The 1990 amendments to the Clean Air Act ordered stricter regulations on motor vehicle emissions. They required retailers in areas with the worst carbon monoxide pollution to sell cleaner-burning gasolines. They also required that all gasolines sold contain detergents adequate to keep engines clean, so that cars maintained proper performance. In addition, the amendments encouraged the development of alternative clean fuels, such as liquefied natural gas and pure methanol, and the development of vehicles that produced extremely low emissions. In the early 2000’s, the U.S. gasoline industry began to phase out the use of methyl-tert-butyl ether (MTBE) after the widely used oxygenate was found in ground water.

Today, gasoline producers seek to reduce pollution by decreasing the amounts of certain toxic hydrocarbons, including compounds called olefins and aromatics, and the amounts of compounds containing sulfur. Reducing these chemicals lowers the octane number of gasoline, so the use of oxygenates to increase octane has become more important.

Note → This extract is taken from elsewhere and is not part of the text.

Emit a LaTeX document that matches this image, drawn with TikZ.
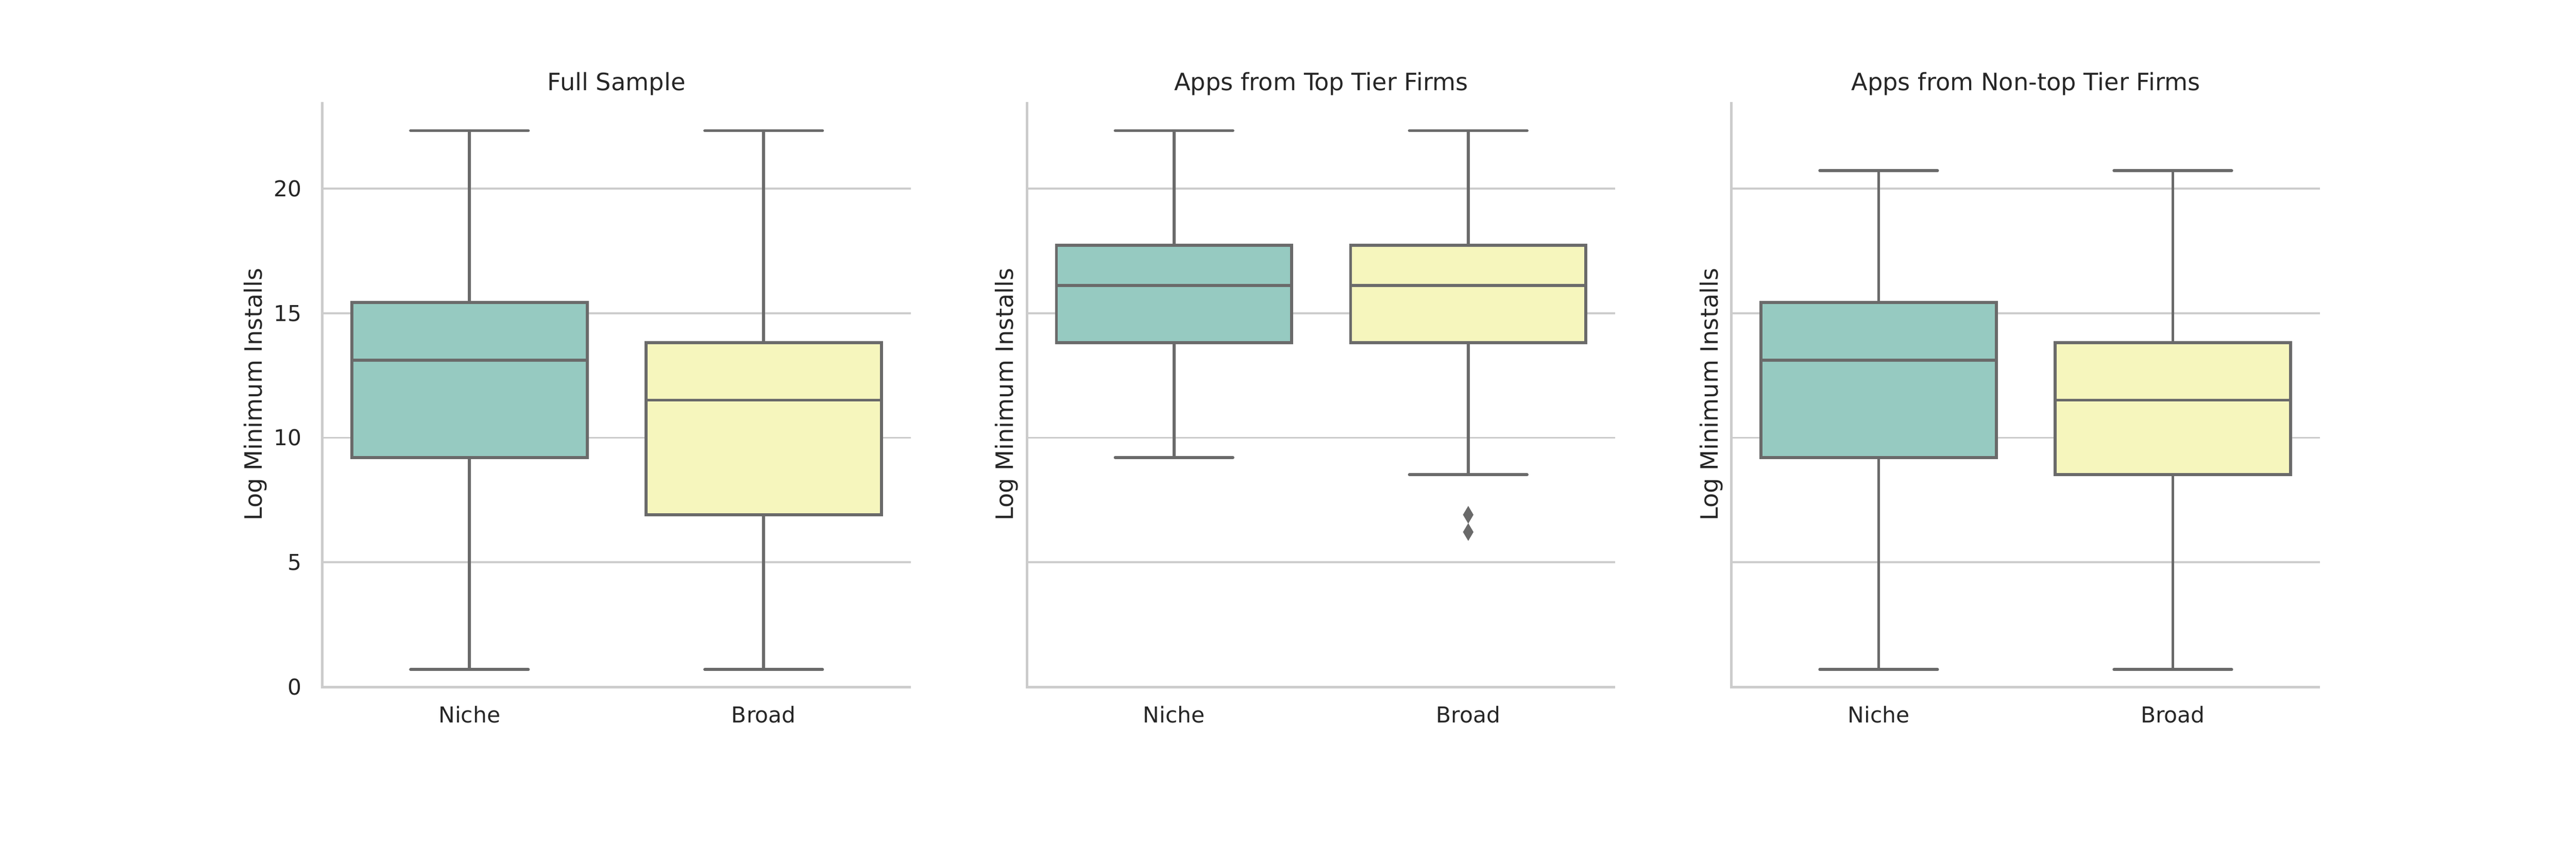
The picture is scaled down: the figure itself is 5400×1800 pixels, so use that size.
\documentclass[tikz,border=0pt]{standalone}
\usepackage{fontspec}
\setmainfont{DejaVu Sans}
\definecolor{txtc}{RGB}{38,38,38}
\definecolor{gridc}{RGB}{204,204,204}
\definecolor{linec}{RGB}{106,106,106}
\definecolor{boxa}{RGB}{150,202,193}
\definecolor{boxb}{RGB}{246,246,189}
\newcommand{\Yv}[1]{(1439.5-52.2*(#1))}
\newcommand{\bxp}[7]{%
  \draw[whisk] ({#1},{\Yv{#4}}) -- ({#1},{\Yv{#3}});
  \draw[capl] ({#1-123.35},{\Yv{#3}}) -- ({#1+123.35},{\Yv{#3}});
  \draw[whisk] ({#1},{\Yv{#6}}) -- ({#1},{\Yv{#7}});
  \draw[capl] ({#1-123.35},{\Yv{#7}}) -- ({#1+123.35},{\Yv{#7}});
  \draw[boxl, fill=#2] ({#1-246.7},{\Yv{#4}}) rectangle ({#1+246.7},{\Yv{#6}});
  \draw[boxl] ({#1-246.7},{\Yv{#5}}) -- ({#1+246.7},{\Yv{#5}});
}
\newcommand{\flier}[2]{%
  \fill[linec] ({#1},{\Yv{#2}-18.5}) -- ({#1+11},{\Yv{#2}}) -- ({#1},{\Yv{#2}+18.5}) -- ({#1-11},{\Yv{#2}}) -- cycle;
}
\newcommand{\panelax}[5]{% #1 x0, #2 title, #3 name, #4 ylabel x
  \foreach \v in {5,10,15,20} {
    \draw[gridl] ({#1},{\Yv{\v}}) -- ({#1+1233.5},{\Yv{\v}});
  }
  \draw[spinel] ({#1},214) -- ({#1},1440.5) -- ({#1+1233.5},1440.5);
  \node[ttl] (title#3) at ({#1+616.75},190) {#2};
  \node[xtl] (niche#3) at ({#1+308.4},1515) {Niche};
  \node[xtl] (broad#3) at ({#1+925.1},1515) {Broad};
  \node[ylab] (ylab#3) at ({#4},827) {Log Minimum Installs};
}
\begin{document}
\begin{tikzpicture}[x=0.24bp, y=-0.24bp,
  whisk/.style={draw=linec, line width=1.5bp, line cap=butt},
  capl/.style={draw=linec, line width=1.5bp, line cap=round},
  boxl/.style={draw=linec, line width=1.5bp, line join=miter},
  gridl/.style={draw=gridc, line width=1bp},
  spinel/.style={draw=gridc, line width=1.25bp, line join=miter},
  ttl/.style={anchor=base, inner sep=0pt, text=txtc, font=\fontsize{12bp}{14bp}\selectfont},
  xtl/.style={anchor=base, inner sep=0pt, text=txtc, font=\fontsize{11bp}{13bp}\selectfont},
  ytl/.style={anchor=base east, inner sep=0pt, text=txtc, font=\fontsize{11bp}{13bp}\selectfont},
  ylab/.style={anchor=base, rotate=90, inner sep=0pt, text=txtc, font=\fontsize{12bp}{14bp}\selectfont}]
\useasboundingbox[fill=white] (0,0) rectangle (5400,1800);
% Panel 1
\panelax{675.7}{Full Sample}{A}{549.3}{}
\foreach \v/\n in {0/y0,5/y5,10/y10,15/y15,20/y20} {
  \node[ytl] (\n) at (633,{\Yv{\v}+16.7}) {\v};
}
\bxp{984.1}{boxa}{0.693}{9.21}{13.122}{15.425}{22.33}
\bxp{1600.8}{boxb}{0.693}{6.908}{11.513}{13.816}{22.33}
% Panel 2
\panelax{2152.7}{Apps from Top Tier Firms}{B}{2124.3}{}
\bxp{2461.1}{boxa}{9.21}{13.816}{16.118}{17.728}{22.33}
\bxp{3077.8}{boxb}{8.517}{13.816}{16.118}{17.728}{22.33}
\flier{3077.8}{6.908}
\flier{3077.8}{6.215}
% Panel 3
\panelax{3629.7}{Apps from Non-top Tier Firms}{C}{3601.3}{}
\bxp{3938.1}{boxa}{0.693}{9.21}{13.122}{15.425}{20.723}
\bxp{4554.8}{boxb}{0.693}{8.517}{11.513}{13.816}{20.723}
\end{tikzpicture}
\end{document}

High levels of oxygenates also help reduce the amount of carbon monoxide produced by burning gasoline, especially in older cars.

In the United States, the Environmental Protection Agency requires gasolines sold in many cities to contain high levels of oxygenates during cold weather months, when carbon monoxide problems are most serious. Many other countries, including Japan and most European nations, have made similar changes in the composition of gasoline.